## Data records
------------------------------------

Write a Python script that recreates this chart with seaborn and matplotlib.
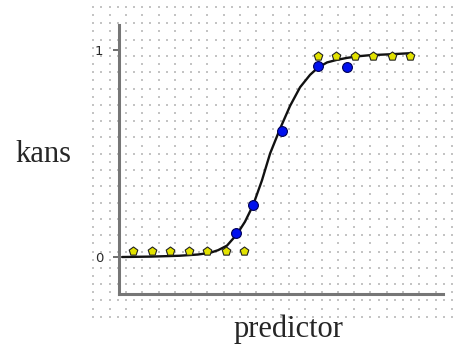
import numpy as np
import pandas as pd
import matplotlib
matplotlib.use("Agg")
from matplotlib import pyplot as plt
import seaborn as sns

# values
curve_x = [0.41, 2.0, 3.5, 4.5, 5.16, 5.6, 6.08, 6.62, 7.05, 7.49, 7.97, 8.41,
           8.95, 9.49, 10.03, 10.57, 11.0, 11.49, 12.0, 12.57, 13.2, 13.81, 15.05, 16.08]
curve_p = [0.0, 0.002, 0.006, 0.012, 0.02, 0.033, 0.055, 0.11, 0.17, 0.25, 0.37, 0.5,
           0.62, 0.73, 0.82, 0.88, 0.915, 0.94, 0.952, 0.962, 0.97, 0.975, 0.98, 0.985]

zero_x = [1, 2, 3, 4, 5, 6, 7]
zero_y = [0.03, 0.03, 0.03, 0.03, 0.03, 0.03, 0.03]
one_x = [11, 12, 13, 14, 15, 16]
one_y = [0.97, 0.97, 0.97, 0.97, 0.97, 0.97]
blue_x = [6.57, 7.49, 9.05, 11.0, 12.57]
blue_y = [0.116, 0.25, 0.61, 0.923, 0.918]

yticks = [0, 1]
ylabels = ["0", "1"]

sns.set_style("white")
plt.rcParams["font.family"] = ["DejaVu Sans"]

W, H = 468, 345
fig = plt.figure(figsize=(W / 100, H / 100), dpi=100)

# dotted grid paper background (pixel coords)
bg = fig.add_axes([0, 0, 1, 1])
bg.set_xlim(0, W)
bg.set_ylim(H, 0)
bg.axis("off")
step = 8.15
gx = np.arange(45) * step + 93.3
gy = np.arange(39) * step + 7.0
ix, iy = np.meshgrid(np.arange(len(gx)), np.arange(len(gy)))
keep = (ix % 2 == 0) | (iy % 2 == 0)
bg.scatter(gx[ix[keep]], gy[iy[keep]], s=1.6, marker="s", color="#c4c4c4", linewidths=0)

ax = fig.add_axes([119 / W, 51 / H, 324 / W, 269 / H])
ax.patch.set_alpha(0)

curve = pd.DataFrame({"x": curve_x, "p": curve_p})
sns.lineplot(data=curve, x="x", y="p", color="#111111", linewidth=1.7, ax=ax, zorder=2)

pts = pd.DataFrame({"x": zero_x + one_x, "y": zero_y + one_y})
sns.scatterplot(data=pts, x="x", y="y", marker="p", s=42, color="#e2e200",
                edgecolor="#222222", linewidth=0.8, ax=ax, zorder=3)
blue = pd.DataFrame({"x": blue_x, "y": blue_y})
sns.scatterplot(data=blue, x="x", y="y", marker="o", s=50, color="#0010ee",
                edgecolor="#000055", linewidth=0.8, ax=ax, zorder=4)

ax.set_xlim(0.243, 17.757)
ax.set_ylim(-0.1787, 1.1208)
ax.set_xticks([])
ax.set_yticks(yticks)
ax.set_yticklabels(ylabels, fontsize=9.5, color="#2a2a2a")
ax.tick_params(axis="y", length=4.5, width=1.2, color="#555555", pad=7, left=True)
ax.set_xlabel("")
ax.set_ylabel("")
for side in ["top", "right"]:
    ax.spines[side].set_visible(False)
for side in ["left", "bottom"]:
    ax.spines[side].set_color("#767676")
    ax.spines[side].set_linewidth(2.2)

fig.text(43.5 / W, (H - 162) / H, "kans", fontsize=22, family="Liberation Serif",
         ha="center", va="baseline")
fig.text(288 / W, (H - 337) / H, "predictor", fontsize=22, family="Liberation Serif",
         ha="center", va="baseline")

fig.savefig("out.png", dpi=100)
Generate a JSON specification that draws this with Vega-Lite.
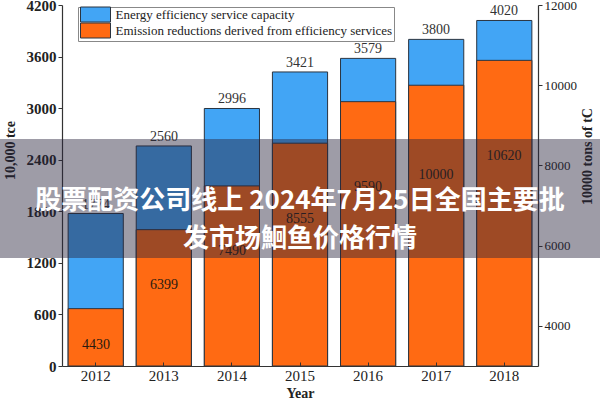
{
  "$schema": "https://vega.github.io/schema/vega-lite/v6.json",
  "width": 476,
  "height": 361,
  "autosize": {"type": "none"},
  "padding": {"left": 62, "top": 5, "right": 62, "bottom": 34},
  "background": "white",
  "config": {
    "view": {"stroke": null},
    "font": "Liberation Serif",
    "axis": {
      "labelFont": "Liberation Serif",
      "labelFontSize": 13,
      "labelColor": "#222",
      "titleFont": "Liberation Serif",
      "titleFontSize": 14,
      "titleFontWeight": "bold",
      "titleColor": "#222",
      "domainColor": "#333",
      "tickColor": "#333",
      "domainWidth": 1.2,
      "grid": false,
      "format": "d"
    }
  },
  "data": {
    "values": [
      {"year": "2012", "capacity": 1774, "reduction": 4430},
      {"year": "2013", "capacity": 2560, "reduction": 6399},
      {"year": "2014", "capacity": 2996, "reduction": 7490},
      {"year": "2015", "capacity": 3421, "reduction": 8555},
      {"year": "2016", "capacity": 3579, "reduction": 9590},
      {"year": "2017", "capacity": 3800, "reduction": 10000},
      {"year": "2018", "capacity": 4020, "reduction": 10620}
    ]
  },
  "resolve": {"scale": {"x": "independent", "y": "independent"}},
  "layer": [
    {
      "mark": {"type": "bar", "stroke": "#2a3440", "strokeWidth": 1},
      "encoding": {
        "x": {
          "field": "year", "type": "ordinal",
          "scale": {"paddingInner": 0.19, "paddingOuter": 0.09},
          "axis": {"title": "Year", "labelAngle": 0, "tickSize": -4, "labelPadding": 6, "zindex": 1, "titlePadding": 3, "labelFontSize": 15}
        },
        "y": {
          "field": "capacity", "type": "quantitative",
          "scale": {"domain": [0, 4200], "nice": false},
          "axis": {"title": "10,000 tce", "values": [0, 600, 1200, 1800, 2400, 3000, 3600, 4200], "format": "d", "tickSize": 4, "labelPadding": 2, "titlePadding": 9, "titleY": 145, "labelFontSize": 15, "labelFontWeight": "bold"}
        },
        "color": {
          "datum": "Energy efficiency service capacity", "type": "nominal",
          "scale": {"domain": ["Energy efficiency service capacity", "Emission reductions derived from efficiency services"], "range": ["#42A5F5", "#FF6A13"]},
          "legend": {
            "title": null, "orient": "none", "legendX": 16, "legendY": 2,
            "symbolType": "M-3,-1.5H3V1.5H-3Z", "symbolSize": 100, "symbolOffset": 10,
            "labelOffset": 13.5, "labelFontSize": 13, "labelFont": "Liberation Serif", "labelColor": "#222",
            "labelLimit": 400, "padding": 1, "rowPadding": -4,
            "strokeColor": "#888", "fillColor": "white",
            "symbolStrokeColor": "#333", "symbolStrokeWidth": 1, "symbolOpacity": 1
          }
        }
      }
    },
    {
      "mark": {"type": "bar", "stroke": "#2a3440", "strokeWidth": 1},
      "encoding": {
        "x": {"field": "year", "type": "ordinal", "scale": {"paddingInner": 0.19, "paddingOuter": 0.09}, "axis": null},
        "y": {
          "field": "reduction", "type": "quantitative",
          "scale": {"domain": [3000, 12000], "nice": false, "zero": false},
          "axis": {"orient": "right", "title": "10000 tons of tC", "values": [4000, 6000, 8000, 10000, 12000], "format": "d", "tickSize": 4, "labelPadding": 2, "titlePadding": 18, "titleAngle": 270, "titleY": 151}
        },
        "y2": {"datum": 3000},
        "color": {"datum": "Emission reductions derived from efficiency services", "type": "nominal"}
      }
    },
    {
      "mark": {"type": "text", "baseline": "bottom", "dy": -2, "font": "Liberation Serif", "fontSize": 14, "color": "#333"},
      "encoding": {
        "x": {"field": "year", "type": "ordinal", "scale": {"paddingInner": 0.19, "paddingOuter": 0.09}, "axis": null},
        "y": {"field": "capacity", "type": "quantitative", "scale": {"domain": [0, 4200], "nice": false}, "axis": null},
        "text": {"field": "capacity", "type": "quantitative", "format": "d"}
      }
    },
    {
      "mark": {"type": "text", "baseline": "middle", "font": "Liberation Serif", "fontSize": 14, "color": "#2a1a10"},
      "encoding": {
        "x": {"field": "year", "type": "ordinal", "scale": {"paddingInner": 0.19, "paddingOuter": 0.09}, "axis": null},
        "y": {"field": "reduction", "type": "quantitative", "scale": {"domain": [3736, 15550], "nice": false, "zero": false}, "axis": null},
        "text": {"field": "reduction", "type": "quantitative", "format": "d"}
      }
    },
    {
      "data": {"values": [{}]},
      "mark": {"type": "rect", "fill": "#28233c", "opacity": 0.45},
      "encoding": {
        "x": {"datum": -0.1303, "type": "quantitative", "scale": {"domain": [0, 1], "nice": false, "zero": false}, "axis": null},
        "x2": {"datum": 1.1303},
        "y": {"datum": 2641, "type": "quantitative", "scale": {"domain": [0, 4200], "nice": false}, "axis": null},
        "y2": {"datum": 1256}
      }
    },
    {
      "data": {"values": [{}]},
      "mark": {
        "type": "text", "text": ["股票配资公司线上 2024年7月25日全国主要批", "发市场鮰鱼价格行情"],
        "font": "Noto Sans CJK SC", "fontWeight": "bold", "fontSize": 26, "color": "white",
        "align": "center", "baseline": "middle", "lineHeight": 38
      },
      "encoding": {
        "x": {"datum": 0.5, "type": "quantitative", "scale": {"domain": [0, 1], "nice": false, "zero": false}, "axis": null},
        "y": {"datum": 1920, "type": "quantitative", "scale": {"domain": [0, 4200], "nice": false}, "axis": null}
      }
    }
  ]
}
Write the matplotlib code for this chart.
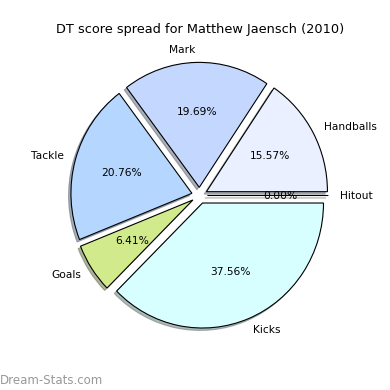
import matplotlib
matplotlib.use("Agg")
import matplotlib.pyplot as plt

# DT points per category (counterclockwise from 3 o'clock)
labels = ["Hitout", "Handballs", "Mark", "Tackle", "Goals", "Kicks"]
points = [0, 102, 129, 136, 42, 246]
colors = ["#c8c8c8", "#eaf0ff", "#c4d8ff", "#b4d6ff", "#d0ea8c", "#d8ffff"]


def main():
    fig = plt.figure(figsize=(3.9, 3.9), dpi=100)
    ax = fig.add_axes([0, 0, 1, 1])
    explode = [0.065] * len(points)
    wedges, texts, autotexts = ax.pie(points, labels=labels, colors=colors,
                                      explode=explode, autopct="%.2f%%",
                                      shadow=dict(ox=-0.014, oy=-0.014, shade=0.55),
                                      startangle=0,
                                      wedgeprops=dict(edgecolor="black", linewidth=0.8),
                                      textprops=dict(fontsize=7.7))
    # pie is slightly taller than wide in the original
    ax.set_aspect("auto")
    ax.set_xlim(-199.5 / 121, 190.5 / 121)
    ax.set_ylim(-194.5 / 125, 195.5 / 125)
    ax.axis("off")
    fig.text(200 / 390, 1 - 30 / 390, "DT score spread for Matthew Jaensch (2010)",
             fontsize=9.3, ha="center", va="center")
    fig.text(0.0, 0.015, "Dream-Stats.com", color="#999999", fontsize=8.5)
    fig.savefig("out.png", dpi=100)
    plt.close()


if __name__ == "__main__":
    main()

------------------------------------

## Work instructions
Go back to the entries above and restate word for word every line from the first through the one that contains "0.975, 0.98, 0.985]", leaving the pictures behind.

## Solution for this problem
Write a Python script that recreates this chart with seaborn and matplotlib.
import numpy as np
import pandas as pd
import matplotlib
matplotlib.use("Agg")
from matplotlib import pyplot as plt
import seaborn as sns

# values
curve_x = [0.41, 2.0, 3.5, 4.5, 5.16, 5.6, 6.08, 6.62, 7.05, 7.49, 7.97, 8.41,
           8.95, 9.49, 10.03, 10.57, 11.0, 11.49, 12.0, 12.57, 13.2, 13.81, 15.05, 16.08]
curve_p = [0.0, 0.002, 0.006, 0.012, 0.02, 0.033, 0.055, 0.11, 0.17, 0.25, 0.37, 0.5,
           0.62, 0.73, 0.82, 0.88, 0.915, 0.94, 0.952, 0.962, 0.97, 0.975, 0.98, 0.985]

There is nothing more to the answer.